The Latest Diagnosis Suitable for Proton Therapy

15. 5. 2020 15:44

The guidelines issued by the International Lymphoma Radiation Oncology Group (ILROG) open up new opportunities for the use of proton radiotherapy in leukemia.

Central Nervous System Leukemia

ILROG’s recommendations newly apply also to patients with initial involvement of CNS (positive finding in the cerebrospinal fluid) or patients with a relapsed disease related to CNS who are planned for allogeneic transplantation or have CNS involvement and do not respond to chemotherapy or biological treatment. 

If patients diagnosed with leukemia have infiltration of their central nervous system (CNS) or extramedullary involvement (myelosarcoma) and their attending hematologist-oncologist recommends radiotherapy, proton therapy is a suitable choice. This is confirmed both by the newly updated recommendations of the international expert group ILROG, and dosimetric comparisons of the existing forms of available radiotherapy.

CNS leukemia ranks among the latest diagnoses suitable for proton therapy. This is because the central nervous system (i.e. the brain and the spinal cord) is separated from the blood stream by a safety barrier, the hemato-encefalic barrier (blood–brain barrier), where the substances which are admitted into the CNS are selected.

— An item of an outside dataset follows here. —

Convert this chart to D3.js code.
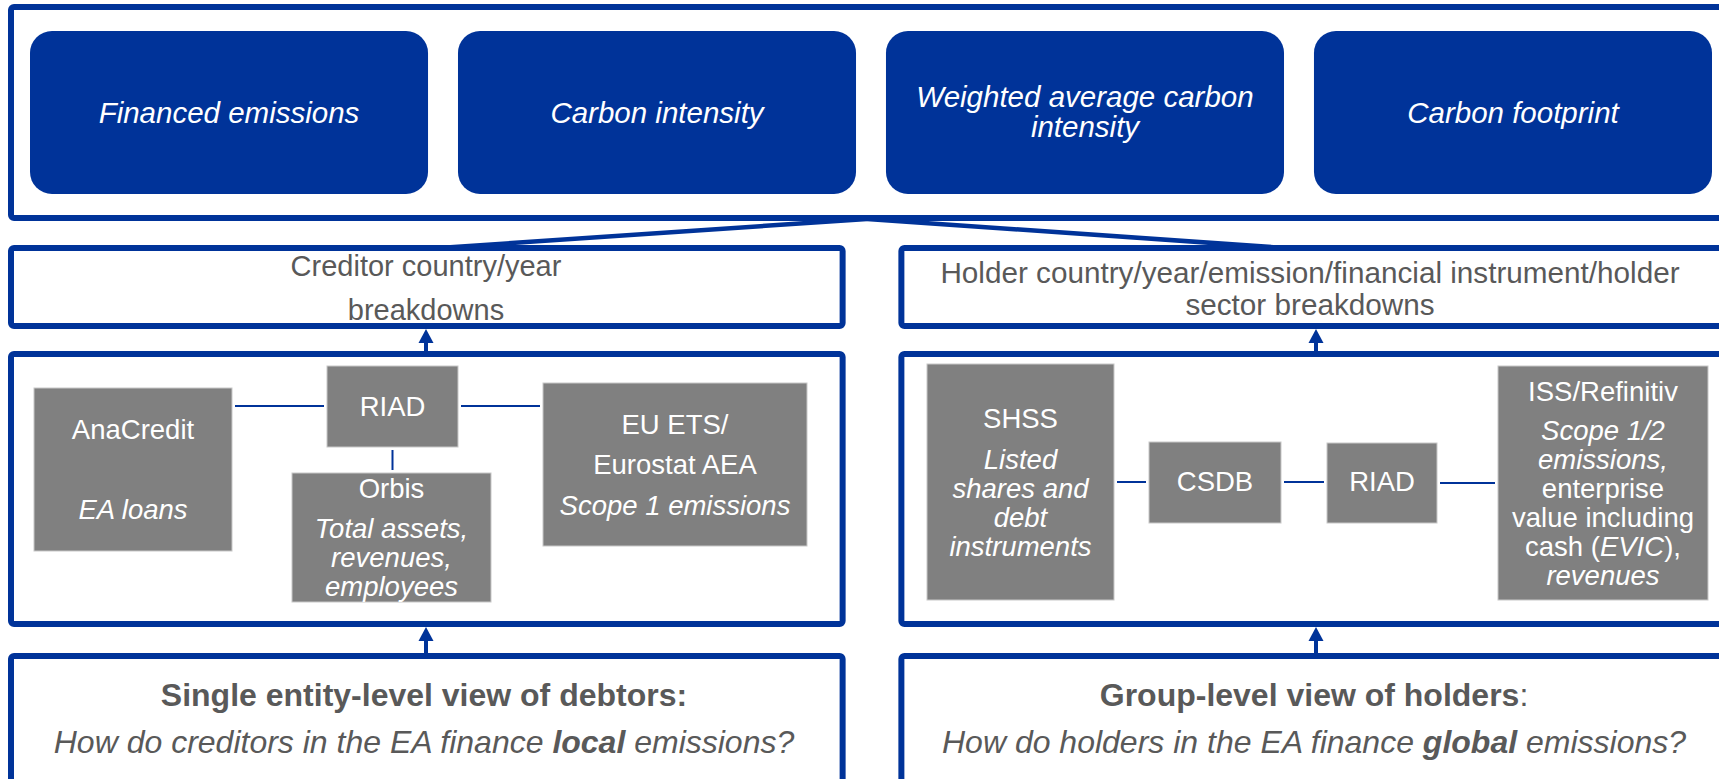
<!DOCTYPE html>
<html>
<head>
<meta charset="utf-8">
<style>
    body { margin: 0; background: #fff; }
    svg { display: block; font-family: "Liberation Sans", Arial, sans-serif; }
</style>
</head>
<body>
<svg id="chart" width="1719" height="779"></svg>
<script src="https://cdn.jsdelivr.net/npm/d3@7"></script>
<script>
    // ---- content ----  ("|" = new line, _x_ = italic, *x* = bold)
    const metrics = ["Financed emissions", "Carbon intensity", "Weighted average carbon|intensity", "Carbon footprint"]
    const breakdowns = ["Creditor country/year|breakdowns",
                        "Holder country/year/emission/financial instrument/holder|sector breakdowns"]
    const leftSources = ["AnaCredit||_EA loans_", "RIAD", "Orbis|_Total assets,_|_revenues,_|_employees_",
                         "EU ETS/|Eurostat AEA|_Scope 1 emissions_"]
    const rightSources = ["SHSS|_Listed_|_shares and_|_debt_|_instruments_", "CSDB", "RIAD",
                          "ISS/Refinitiv|_Scope 1/2_|_emissions,_|enterprise|value including|cash (_EVIC_),|_revenues_"]
    const views = ["*Single entity-level view of debtors:*|_How do creditors in the EA finance *local* emissions?_",
                   "*Group-level view of holders*:|_How do holders in the EA finance *global* emissions?_"]

    // ---- layout ----
    const blue = "#003399", boxGrey = "#808080", textGrey = "#595959"
    const svg = d3.select("#chart")

    let colScale = d3.scaleBand().domain([0, 1]).range([11, 1733]).paddingInner(0.066)
    let metricScale = d3.scaleBand().domain(metrics).range([30, 1712]).paddingInner(0.07)

    const rows = {
        top: [7, 218],
        header: [248, 326],
        data: [354, 624],
        view: [656, 830]
    }

    // source boxes: x, y, w, h, centre of first line, gap after first line, gap for the rest
    const leftBoxes = [
        {x: 34, y: 388, w: 198, h: 163, t: 429, g1: 40, g: 40},
        {x: 327, y: 366, w: 131, h: 81, t: 406, g1: 40, g: 40},
        {x: 292, y: 473, w: 199, h: 129, t: 488, g1: 40, g: 29},
        {x: 543, y: 383, w: 264, h: 163, t: 424, g1: 40, g: 41}
    ]
    const rightBoxes = [
        {x: 927, y: 364, w: 187, h: 236, t: 418, g1: 41, g: 29},
        {x: 1149, y: 442, w: 132, h: 81, t: 481, g1: 40, g: 29},
        {x: 1327, y: 443, w: 110, h: 80, t: 481, g1: 40, g: 29},
        {x: 1498, y: 366, w: 210, h: 234, t: 391, g1: 39, g: 29}
    ]
    // connectors: [from box, to box, direction, y]
    const leftLinks = [[0, 1, "h", 406], [1, 3, "h", 406], [1, 2, "v"]]
    const rightLinks = [[0, 1, "h", 482], [1, 2, "h", 482], [2, 3, "h", 483]]

    // parse markup into tspans
    function writeLine(textSel, line) {
        let segs = [], cur = "", it = false, bd = false
        for (const ch of line) {
            if (ch === "_" || ch === "*") {
                if (cur) segs.push({s: cur, it, bd})
                cur = ""
                if (ch === "_") it = !it; else bd = !bd
            } else cur += ch
        }
        if (cur) segs.push({s: cur, it, bd})
        textSel.selectAll("tspan").data(segs).enter().append("tspan")
            .text(d => d.s)
            .attr("font-style", d => d.it ? "italic" : "normal")
            .attr("font-weight", d => d.bd ? "bold" : "normal")
    }

    function writeBlock(g, str, cx, ys, size, color) {
        str.split("|").forEach((line, i) => {
            let t = g.append("text")
                .attr("x", cx).attr("y", ys[i]).attr("dy", "0.35em")
                .attr("text-anchor", "middle")
                .attr("font-size", size).attr("fill", color)
                .style("white-space", "pre")
            writeLine(t, line)
        })
    }

    // ---- top row of indicators ----
    svg.append("rect")
        .attr("x", 11).attr("y", rows.top[0])
        .attr("width", 1730).attr("height", rows.top[1] - rows.top[0])
        .attr("rx", 3)
        .attr("fill", "none").attr("stroke", blue).attr("stroke-width", 6)

    let mg = svg.append("g")
    mg.selectAll("rect").data(metrics).enter().append("rect")
        .attr("x", d => metricScale(d)).attr("y", 31)
        .attr("width", metricScale.bandwidth()).attr("height", 163)
        .attr("rx", 22).attr("fill", blue)
    metrics.forEach(m => {
        let n = m.split("|").length
        let ys = n === 1 ? [113] : [97, 127]
        let t = m.split("|").map(l => "_" + l + "_").join("|")
        writeBlock(mg, t, metricScale(m) + metricScale.bandwidth() / 2, ys, 29.5, "#fff")
    })

    // funnel from top box down to the two breakdown headers
    const apex = [867, rows.top[1] + 1]
    const ends = [[439, rows.header[0]], [1299, rows.header[0] + 1]]
    ends.forEach(e => {
        svg.append("line")
            .attr("x1", apex[0]).attr("y1", apex[1]).attr("x2", e[0]).attr("y2", e[1])
            .attr("stroke", blue).attr("stroke-width", 4.5)
    })

    // ---- two columns ----
    const headerYs = [[266, 310], [273, 305]]
    const headerX = [426, 1310]
    const headerSize = [29, 29.7]
    const viewYs = [695, 742]

    ;[0, 1].forEach(c => {
        let x0 = colScale(c), w = colScale.bandwidth(), cx = c === 0 ? 426 : 1316
        let g = svg.append("g")

        // boxes
        ;[rows.header, rows.data, rows.view].forEach(r => {
            g.append("rect")
                .attr("x", x0).attr("y", r[0])
                .attr("width", w).attr("height", r[1] - r[0])
                .attr("rx", 3)
                .attr("fill", "#fff").attr("stroke", blue).attr("stroke-width", 6)
        })

        writeBlock(g, breakdowns[c], headerX[c], headerYs[c], headerSize[c], textGrey)
        writeBlock(g, views[c], cx - 2, viewYs, 32, textGrey)

        // arrows pointing up
        ;[[rows.data[0], rows.header[1]], [rows.view[0], rows.data[1]]].forEach(a => {
            let tip = a[1] + 3
            g.append("line")
                .attr("x1", cx).attr("x2", cx).attr("y1", a[0]).attr("y2", tip + 10)
                .attr("stroke", blue).attr("stroke-width", 4)
            g.append("path")
                .attr("d", d3.line()([[cx, tip], [cx - 7.5, tip + 14], [cx + 7.5, tip + 14]]) + "Z")
                .attr("fill", blue)
        })

        // source boxes
        let srcs = c === 0 ? leftSources : rightSources
        let boxes = c === 0 ? leftBoxes : rightBoxes
        let links = c === 0 ? leftLinks : rightLinks

        links.forEach(l => {
            let a = boxes[l[0]], b = boxes[l[1]]
            if (l[2] === "h") {
                g.append("line")
                    .attr("x1", a.x + a.w + 3).attr("x2", b.x - 3)
                    .attr("y1", l[3]).attr("y2", l[3])
                    .attr("stroke", blue).attr("stroke-width", 2)
            } else {
                let mx = a.x + a.w / 2
                g.append("line")
                    .attr("x1", mx).attr("x2", mx)
                    .attr("y1", a.y + a.h + 3).attr("y2", b.y - 3)
                    .attr("stroke", blue).attr("stroke-width", 2)
            }
        })

        g.selectAll("rect.src").data(boxes).enter().append("rect")
            .attr("class", "src")
            .attr("x", d => d.x).attr("y", d => d.y)
            .attr("width", d => d.w).attr("height", d => d.h)
            .attr("fill", boxGrey).attr("stroke", "#c8c8c8").attr("stroke-width", 1)

        srcs.forEach((s, i) => {
            let b = boxes[i]
            let n = s.split("|").length
            let ys = [b.t]
            for (let k = 1; k < n; k++) ys.push(ys[k - 1] + (k === 1 ? b.g1 : b.g))
            writeBlock(g, s, b.x + b.w / 2, ys, 27.5, "#fff")
        })
    })
</script>
</body>
</html>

Some substance molecules, including pharmaceuticals, thus enter the CNS only to a limited extent or not at all. In some cases, the CNS can become the source of disease relapse because some cells are not exposed to the effects of chemotherapy or biological treatment. It may therefore become the reason why tumorous cells start spreading in the body again.

 

Irradiation Of The Brain And The Craniospinal Axis

Due to the limited possibilities of systemic treatment, it is advisable to irradiate the whole area of the central nervous system. It is namely irradiation of the brain, spinal cord and the area where the cerebrospinal fluid circulates, i.e. the craniospinal axis. The objective is to get rid of leukemic cells in these hard-to-access areas, including those that are not sensitive to chemotherapy or biological treatment. 

Irradiation of the craniospinal axis is beneficial especially for those patients who have, despite intensive systemic treatment, a positive finding of leukemic cells in the cerebrospinal fluid, patients who had a positive finding in the cerebrospinal fluid already at diagnosis and who are high-risk in terms of involvement of the central nervous system in the future. It is also beneficial for patients with tumorous leukemic lesions in the brain or spinal cord. According to the new recommendations, these patients should preferably have the entire area of the craniospinal axis irradiated.

 

Benefits Of Proton Radiotherapy

In the said cases, the use of proton radiotherapy instead of conventional radiation may reduce adverse effects that previously significantly deteriorated the quality of life when older technology was used. This concerns primarily nausea, vomiting, fatigue, pain during swallowing and aphthae in the oral cavity. That is why radiotherapy was not commonly used in such patients and if used, lower radiation doses were applied especially because of toxicity concerns related to older radiation technology.  It has been found that irradiation of the CNS as a high-risk area improves the chances of recovery in high-risk patients. The new recommendations of ILROG have identified groups of patients who will benefit from the inclusion of craniospinal axis radiotherapy in their therapeutic scheme for the treatment of leukemia. Proton radiotherapy further allows for lower-dose irradiation of organs in front of vertebral bodies, minimal irradiation of the lungs, the heart, esophagus, intestinal villi, kidneys, liver, and the urinary bladder, which significantly reduces the possibility of late toxicity of these organs. Patients also better tolerate irradiation of the craniospinal axis. 

In such cases, proton radiotherapy has substantial benefits when compared with other forms of radiotherapy. These include no radiation strain on organs in front of vertebral bodies and minimal systemic toxicity (reduced occurrence of nausea, vomiting, diarrhoea). Proton radiotherapy is suitable for highly pre-treated patients (patients after a few rounds of chemotherapy) with necessary reduction of the dose to which the lungs, intestinal villi, heart and other organs are exposed.

Treatment at PTC is usually done in the prone position with the patient lying with their arms along their sides. Irradiation of the entire area takes 9–12 sessions (fractions) applied to the area of the whole craniospinal axis. In some patients, the riskiest areas, such as apparent tumor lesions, are saturated until the total number of 15–18 doses is reached. Irradiation takes place on all business days and may be accompanied by slight swallowing difficulties, fatigue, and a decrease in the number of blood cells.